Na konferencji prasowej w sprawie pożaru centrum handlowego przy ulicy Marywilskiej Mariusz Frankowski, wojewoda mazowiecki, przekazał, że Powiatowy Inspektor Nadzoru Budowlanego wydał zakaz użytkowania obiektu. Opowiedział też o możliwościach wsparcia przedsiębiorców, którzy tam sprzedawali.
- Analizowane są możliwości wsparcia. To mogą być tylko i wyłącznie środki o charakterze specjalnym, bo nie ma dedykowanego programu wsparcia dla przedsiębiorców, więc szukamy możliwości wsparcia w tym zakresie środkami specjalnymi - zaznaczył Mariusz Frankowski.

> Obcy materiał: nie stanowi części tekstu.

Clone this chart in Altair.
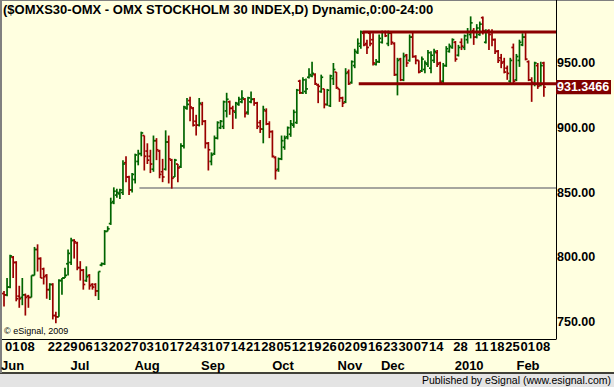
import altair as alt
import pandas as pd

title_text = "($OMXS30-OMX - OMX STOCKHOLM 30 INDEX,D) Dynamic,0:00-24:00"

opens = [772, 771, 777, 800, 796, 770, 769, 771, 770, 769, 786, 806, 799, 791, 786, 775, 779, 755, 754, 782,
         784, 795, 796, 813, 811, 792, 790, 782, 786, 779, 779, 774, 794, 795, 820, 826, 843, 848, 849, 850,
         873, 862, 852, 860, 874, 880, 894, 882, 878, 868, 890, 882, 866, 868, 889, 875, 862, 872, 870, 886,
         915, 921, 915, 905, 902, 918, 905, 888, 874, 880, 892, 900, 901, 913, 920, 915, 912, 918, 920, 922,
         912, 920, 922, 919, 904, 899, 913, 903, 897, 877, 868, 876, 885, 893, 895, 902, 904, 936, 927, 928,
         939, 940, 941, 933, 928, 930, 918, 917, 938, 943, 930, 923, 920, 943, 935, 948, 958, 963, 973, 965,
         973, 968, 949, 951, 966, 974, 965, 973, 965, 941, 953, 937, 956, 952, 970, 955, 952, 944, 945, 949,
         946, 952, 958, 950, 936, 948, 959, 962, 966, 956, 966, 962, 968, 972, 975, 970, 972, 985, 966, 975,
         974, 968, 959, 954, 951, 946, 936, 962, 937, 952, 964, 970, 951, 937, 934, 948, 933, 950]
highs = [774, 784, 802, 801, 797, 778, 784, 772, 771, 786, 808, 810, 800, 792, 787, 780, 780, 758, 783, 784,
         792, 806, 815, 814, 812, 797, 791, 793, 787, 780, 780, 789, 796, 821, 824, 846, 854, 853, 853, 875,
         878, 863, 865, 880, 883, 897, 894, 888, 883, 894, 892, 883, 876, 898, 894, 876, 876, 872, 888, 917,
         923, 924, 916, 910, 923, 920, 906, 889, 881, 894, 905, 906, 921, 927, 921, 917, 920, 924, 929, 923,
         924, 928, 923, 920, 906, 917, 915, 905, 898, 878, 877, 894, 894, 901, 906, 914, 930, 937, 939, 938,
         946, 951, 942, 934, 941, 930, 930, 941, 950, 943, 930, 924, 946, 945, 952, 961, 969, 975, 974, 968,
         974, 973, 953, 972, 975, 975, 975, 974, 966, 954, 954, 958, 957, 972, 974, 956, 952, 955, 952, 960,
         959, 961, 960, 951, 950, 963, 965, 969, 967, 964, 969, 972, 977, 986, 977, 980, 982, 986, 976, 976,
         976, 969, 960, 957, 954, 948, 954, 965, 957, 968, 973, 974, 952, 939, 951, 950, 951, 951]
lows = [762, 770, 776, 784, 766, 761, 763, 755, 761, 769, 786, 789, 784, 779, 768, 767, 752, 749, 754, 771,
        784, 786, 794, 799, 790, 782, 775, 781, 775, 775, 770, 767, 793, 794, 820, 825, 841, 846, 845, 848,
        858, 848, 850, 857, 871, 878, 867, 872, 865, 866, 875, 861, 858, 867, 857, 853, 862, 858, 869, 884,
        914, 905, 901, 894, 901, 902, 884, 867, 871, 879, 891, 899, 899, 908, 910, 899, 907, 917, 919, 908,
        910, 919, 917, 899, 896, 888, 902, 892, 877, 860, 866, 875, 883, 891, 893, 900, 903, 926, 926, 926,
        938, 939, 933, 919, 927, 915, 917, 916, 933, 930, 920, 916, 919, 933, 934, 946, 957, 961, 963, 957,
        963, 948, 948, 950, 965, 970, 963, 964, 940, 925, 936, 936, 947, 951, 954, 949, 942, 943, 942, 947,
        942, 950, 947, 934, 934, 947, 958, 961, 951, 955, 960, 960, 965, 969, 964, 969, 971, 972, 965, 960,
        963, 957, 950, 946, 942, 937, 934, 934, 936, 947, 963, 952, 936, 920, 932, 930, 932, 924]
closes = [771, 777, 801, 796, 768, 768, 771, 769, 769, 786, 806, 799, 784, 785, 775, 779, 755, 754, 782, 784,
          786, 803, 813, 812, 792, 790, 779, 785, 778, 777, 774, 789, 795, 820, 822, 842, 851, 850, 852, 872,
          862, 852, 864, 879, 880, 896, 878, 875, 872, 890, 883, 864, 862, 889, 876, 861, 875, 869, 886, 916,
          918, 916, 902, 902, 919, 905, 888, 883, 879, 892, 904, 905, 920, 922, 915, 913, 919, 922, 923, 911,
          923, 922, 919, 901, 899, 914, 903, 897, 878, 867, 876, 890, 892, 900, 903, 912, 929, 927, 937, 930,
          941, 942, 934, 932, 939, 918, 929, 940, 945, 931, 923, 919, 942, 934, 951, 959, 965, 974, 964, 962,
          965, 950, 951, 969, 974, 971, 973, 966, 941, 952, 937, 955, 950, 970, 955, 952, 943, 953, 950, 958,
          956, 959, 949, 935, 948, 961, 963, 968, 953, 962, 963, 971, 974, 981, 970, 977, 980, 975, 974, 972,
          968, 959, 952, 950, 943, 942, 952, 936, 955, 966, 970, 953, 937, 935, 950, 932, 948, 931.3466]

day_labels = ["01", "08", "22", "29", "06", "13", "20", "27", "03", "10", "17", "24", "31", "07", "14", "21",
              "28", "05", "12", "19", "26", "02", "09", "16", "23", "30", "07", "14", "28", "11", "18", "25",
              "01", "08"]
day_label_idx = [0, 5, 14, 19, 24, 29, 34, 39, 44, 49, 54, 59, 64, 69, 74, 79, 84, 89, 94, 99, 104, 109,
                 114, 119, 124, 129, 134, 139, 147, 154, 159, 164, 169, 174]
month_labels = ["Jun", "Jul", "Aug", "Sep", "Oct", "Nov", "Dec", "2010", "Feb"]
month_label_pos = [2.8, 24.9, 46.9, 68.5, 91.5, 113.4, 127.5, 152.5, 171.8]

price_ticks = [750, 800, 850, 900, 950]
level_prices = [973.9, 934.0]
level_start = [117.5, 116.3]
base_price = [853.5]
base_start = [44.4]
last_price = 931.3466

W, H = 554, 337
X_DOMAIN = [-0.66, 180.98]
Y_DOMAIN = [736.9, 997.1]
FONT = "Liberation Sans"
GREEN = "#006400"
RED = "#990000"
BG = "#FFFFE0"

n = len(closes)
bars = pd.DataFrame({"i": list(range(n)), "o": opens, "h": highs, "l": lows, "c": closes})
bars["dir"] = ["up" if c >= o else "down" for o, c in zip(opens, closes)]
bars["ox"] = bars["i"] - 0.65
bars["cx"] = bars["i"] + 0.65

xs = alt.Scale(domain=X_DOMAIN, nice=False, zero=False)
ys = alt.Scale(domain=Y_DOMAIN, nice=False, zero=False)
col = alt.Scale(domain=["up", "down"], range=[GREEN, RED])
SW = 1.7

base = alt.Chart(bars)
hl = base.mark_rule(strokeWidth=SW).encode(
    x=alt.X("i:Q", scale=xs, axis=None),
    y=alt.Y("l:Q", scale=ys, axis=None),
    y2="h:Q",
    color=alt.Color("dir:N", scale=col, legend=None),
)
otick = base.mark_rule(strokeWidth=SW).encode(
    x=alt.X("ox:Q", scale=xs, axis=None), x2="i:Q",
    y=alt.Y("o:Q", scale=ys, axis=None),
    color=alt.Color("dir:N", scale=col, legend=None),
)
ctick = base.mark_rule(strokeWidth=SW).encode(
    x=alt.X("i:Q", scale=xs, axis=None), x2="cx:Q",
    y=alt.Y("c:Q", scale=ys, axis=None),
    color=alt.Color("dir:N", scale=col, legend=None),
)

lv = pd.DataFrame({"p": level_prices, "s": level_start, "e": [X_DOMAIN[1]] * len(level_prices)})
levels = alt.Chart(lv).mark_rule(strokeWidth=3, color="#8B0000").encode(
    x=alt.X("s:Q", scale=xs, axis=None), x2="e:Q", y=alt.Y("p:Q", scale=ys, axis=None))
bl = pd.DataFrame({"p": base_price, "s": base_start, "e": [X_DOMAIN[1]]})
baseline = alt.Chart(bl).mark_rule(strokeWidth=1.5, color="#888888").encode(
    x=alt.X("s:Q", scale=xs, axis=None), x2="e:Q", y=alt.Y("p:Q", scale=ys, axis=None))

# right price axis labels
yl = pd.DataFrame({"p": price_ticks})
ylabels = alt.Chart(yl).mark_text(align="left", baseline="middle", fontWeight="bold", fontSize=12.5,
                                  font=FONT, color="#000000").encode(
    x=alt.value(W + 1), y=alt.Y("p:Q", scale=ys, axis=None), text=alt.Text("p:Q", format=".2f"))

lp = pd.DataFrame({"lo": [last_price - 5.4], "hi": [last_price + 5.6], "p": [last_price],
                   "t": [f"{last_price:.4f}"]})
pbox = alt.Chart(lp).mark_rect(color="#800000").encode(
    x=alt.value(W), x2=alt.value(W + 55), y=alt.Y("lo:Q", scale=ys, axis=None), y2="hi:Q")
ptxt = alt.Chart(lp).mark_text(align="left", baseline="middle", color="white", fontWeight="bold",
                               fontSize=12.5, font=FONT).encode(
    x=alt.value(W + 1), y=alt.Y("p:Q", scale=ys, axis=None), text="t:N")

dl = pd.DataFrame({"idx": day_label_idx, "lab": day_labels})
days = alt.Chart(dl).mark_text(align="left", baseline="middle", fontWeight="bold", fontSize=13,
                               font=FONT, color="#000000", dx=1).encode(
    x=alt.X("idx:Q", scale=xs, axis=None), y=alt.value(H + 8), text="lab:N")
ml = pd.DataFrame({"idx": month_label_pos, "lab": month_labels})
months = alt.Chart(ml).mark_text(align="center", baseline="middle", fontWeight="bold", fontSize=13,
                                 font=FONT, color="#000000").encode(
    x=alt.X("idx:Q", scale=xs, axis=None), y=alt.value(H + 27), text="lab:N")

one = pd.DataFrame({"t": [title_text]})
title = alt.Chart(one).mark_text(align="left", baseline="middle", fontWeight="bold", fontSize=13,
                                 font=FONT, color="#000000").encode(
    x=alt.value(1), y=alt.value(8), text="t:N")
copy = alt.Chart(pd.DataFrame({"t": ["\u00a9 eSignal, 2009"]})).mark_text(
    align="left", baseline="middle", fontSize=9, font=FONT, color="#000000").encode(
    x=alt.value(2), y=alt.value(H - 8), text="t:N")

chrome = pd.DataFrame({"k": [0]})
status = alt.Chart(chrome).mark_rect(color="#E4E4E4").encode(
    x=alt.value(-2), x2=alt.value(612), y=alt.value(372), y2=alt.value(385))
status_line = alt.Chart(chrome).mark_rule(color="#000000", strokeWidth=1.5).encode(
    x=alt.value(-2), x2=alt.value(612), y=alt.value(371))
left_border = alt.Chart(chrome).mark_rect(color="#808080").encode(
    x=alt.value(-2), x2=alt.value(0), y=alt.value(-2), y2=alt.value(371))
top_border = alt.Chart(chrome).mark_rect(color="#808080").encode(
    x=alt.value(-2), x2=alt.value(612), y=alt.value(-2), y2=alt.value(-1))
axis_v = alt.Chart(chrome).mark_rule(color="#000000", strokeWidth=1).encode(
    x=alt.value(W + 0.5), y=alt.value(-2), y2=alt.value(H))
axis_h = alt.Chart(chrome).mark_rule(color="#000000", strokeWidth=1).encode(
    x=alt.value(0), x2=alt.value(W + 0.5), y=alt.value(H + 0.5))
status_txt = alt.Chart(pd.DataFrame({"t": ["Published by eSignal (www.esignal.com)"]})).mark_text(
    align="right", baseline="middle", fontSize=10.5, font=FONT, color="#000000").encode(
    x=alt.value(609), y=alt.value(379), text="t:N")

chart = alt.layer(
    status, status_line, left_border, top_border,
    baseline, hl, otick, ctick, levels, axis_v, axis_h, ylabels, pbox, ptxt,
    days, months, title, copy, status_txt,
).properties(
    width=W, height=H,
    padding={"left": 2, "top": 2, "right": 58, "bottom": 48},
    autosize=alt.AutoSizeParams(type="none"),
    background=BG,
).configure_view(stroke=None, fill=BG)

chart.save("out.html", embed_options={"renderer": "svg", "actions": False})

O pomocy dla przedsiębiorców mówił też prezydent Rafał Trzaskowski. - Naszym zadaniem jest rozpatrzenie wszystkich możliwości pomocy. To nie jest łatwe. Przede wszystkim trzeba ustalić wszystkie fakty. Jeżeli rząd miałby udzielić wyjątkowej pomocy, to konieczne jest ustalenie faktów - zaznaczył prezydent Warszawy.
- To, co my jako miasto stołeczne mogliśmy zrobić, zrobiliśmy. To kwestia urzędu pracy. Mamy specjalny punkt na Marszałkowskiej 77/79. Tam jest specjalnie dedykowane stanowisko dla tych wszystkich, którzy chcieliby uzyskać informacje i móc się zarejestrować jako osoby bezrobotne lub uzyskać pomoc w znalezieniu pracy - wyjaśnił Trzaskowski.
Poinformował także, że ratusz podjął decyzję o poszukaniu dodatkowych miejsc dla przedsiębiorców z centrum handlowego przy Marywilskiej na targowiskach miejskich.